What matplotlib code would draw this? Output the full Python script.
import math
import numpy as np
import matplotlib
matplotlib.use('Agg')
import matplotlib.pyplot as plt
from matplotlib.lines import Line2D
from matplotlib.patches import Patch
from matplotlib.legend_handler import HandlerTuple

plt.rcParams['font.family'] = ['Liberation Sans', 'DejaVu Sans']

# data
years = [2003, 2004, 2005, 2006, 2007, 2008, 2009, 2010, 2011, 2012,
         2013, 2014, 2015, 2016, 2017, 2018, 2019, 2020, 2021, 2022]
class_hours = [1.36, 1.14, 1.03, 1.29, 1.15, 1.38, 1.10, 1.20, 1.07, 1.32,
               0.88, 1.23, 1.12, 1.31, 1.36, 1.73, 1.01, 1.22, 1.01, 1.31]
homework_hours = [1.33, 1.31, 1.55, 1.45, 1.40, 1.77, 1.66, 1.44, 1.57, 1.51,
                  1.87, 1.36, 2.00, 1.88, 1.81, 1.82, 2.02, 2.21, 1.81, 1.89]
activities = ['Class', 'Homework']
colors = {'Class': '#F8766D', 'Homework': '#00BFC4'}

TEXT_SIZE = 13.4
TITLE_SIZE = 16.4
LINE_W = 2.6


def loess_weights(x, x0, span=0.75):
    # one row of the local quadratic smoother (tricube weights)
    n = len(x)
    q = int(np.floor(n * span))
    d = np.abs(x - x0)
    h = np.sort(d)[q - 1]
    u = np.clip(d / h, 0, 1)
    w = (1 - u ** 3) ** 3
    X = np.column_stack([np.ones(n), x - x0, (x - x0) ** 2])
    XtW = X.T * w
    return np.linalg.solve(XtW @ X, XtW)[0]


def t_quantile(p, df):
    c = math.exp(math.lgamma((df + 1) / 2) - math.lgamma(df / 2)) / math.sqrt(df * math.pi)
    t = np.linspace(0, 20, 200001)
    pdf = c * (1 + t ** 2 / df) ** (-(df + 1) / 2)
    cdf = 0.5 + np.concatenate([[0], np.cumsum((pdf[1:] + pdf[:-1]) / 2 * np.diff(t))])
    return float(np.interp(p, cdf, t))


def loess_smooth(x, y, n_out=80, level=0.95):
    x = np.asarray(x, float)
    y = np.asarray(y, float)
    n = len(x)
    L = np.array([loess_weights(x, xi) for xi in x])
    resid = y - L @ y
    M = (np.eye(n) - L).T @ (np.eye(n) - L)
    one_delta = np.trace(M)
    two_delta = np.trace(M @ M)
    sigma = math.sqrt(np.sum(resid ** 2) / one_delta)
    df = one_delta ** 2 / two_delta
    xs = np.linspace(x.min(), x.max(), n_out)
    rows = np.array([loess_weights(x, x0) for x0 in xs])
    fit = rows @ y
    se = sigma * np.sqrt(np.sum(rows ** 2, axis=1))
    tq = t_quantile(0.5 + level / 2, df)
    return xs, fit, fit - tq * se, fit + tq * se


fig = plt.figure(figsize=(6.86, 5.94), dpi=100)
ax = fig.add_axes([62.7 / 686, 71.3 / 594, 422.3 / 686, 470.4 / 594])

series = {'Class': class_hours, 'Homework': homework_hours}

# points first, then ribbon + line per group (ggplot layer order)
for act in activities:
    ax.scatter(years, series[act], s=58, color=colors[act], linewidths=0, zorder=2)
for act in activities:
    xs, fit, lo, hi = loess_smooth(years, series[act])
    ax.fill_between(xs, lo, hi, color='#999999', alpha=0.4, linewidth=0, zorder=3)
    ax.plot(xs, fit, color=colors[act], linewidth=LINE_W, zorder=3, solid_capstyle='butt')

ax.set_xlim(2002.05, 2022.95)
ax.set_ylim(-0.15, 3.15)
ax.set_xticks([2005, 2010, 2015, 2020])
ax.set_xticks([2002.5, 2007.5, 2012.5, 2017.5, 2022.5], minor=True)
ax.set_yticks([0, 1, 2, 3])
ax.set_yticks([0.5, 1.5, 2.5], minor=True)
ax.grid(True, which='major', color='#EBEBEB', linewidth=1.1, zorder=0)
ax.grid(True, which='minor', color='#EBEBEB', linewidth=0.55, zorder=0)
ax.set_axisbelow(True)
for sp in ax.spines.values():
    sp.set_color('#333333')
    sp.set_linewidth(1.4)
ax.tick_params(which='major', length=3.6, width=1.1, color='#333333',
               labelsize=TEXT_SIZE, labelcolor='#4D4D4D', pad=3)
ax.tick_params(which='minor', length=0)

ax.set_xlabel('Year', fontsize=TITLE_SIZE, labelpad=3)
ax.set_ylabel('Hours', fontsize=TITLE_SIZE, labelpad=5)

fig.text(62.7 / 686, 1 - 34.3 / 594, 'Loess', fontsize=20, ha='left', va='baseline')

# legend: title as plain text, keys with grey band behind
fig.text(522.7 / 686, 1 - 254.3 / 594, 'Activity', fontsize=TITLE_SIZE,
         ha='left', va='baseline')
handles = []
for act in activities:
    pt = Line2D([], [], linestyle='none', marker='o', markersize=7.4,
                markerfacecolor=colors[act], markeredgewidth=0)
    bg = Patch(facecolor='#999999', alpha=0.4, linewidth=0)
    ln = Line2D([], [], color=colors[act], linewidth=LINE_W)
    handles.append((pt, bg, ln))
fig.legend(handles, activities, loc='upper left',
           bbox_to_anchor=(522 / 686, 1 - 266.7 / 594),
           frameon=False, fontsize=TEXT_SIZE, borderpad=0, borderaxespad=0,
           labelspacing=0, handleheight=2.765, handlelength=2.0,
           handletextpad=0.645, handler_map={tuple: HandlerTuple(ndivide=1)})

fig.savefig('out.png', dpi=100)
* * *
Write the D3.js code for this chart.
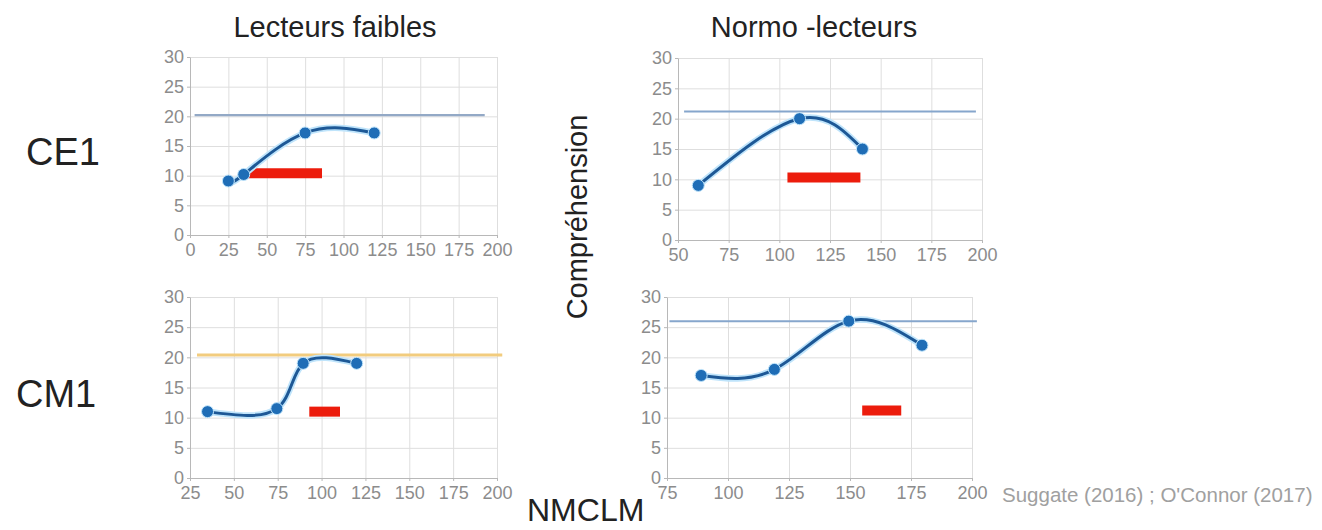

* **Objective**: Check each line of the records above for "this", and copy those that have it.

* **Full answer**:
What matplotlib code would draw this? Output the full Python script.
Write the D3.js code for this chart.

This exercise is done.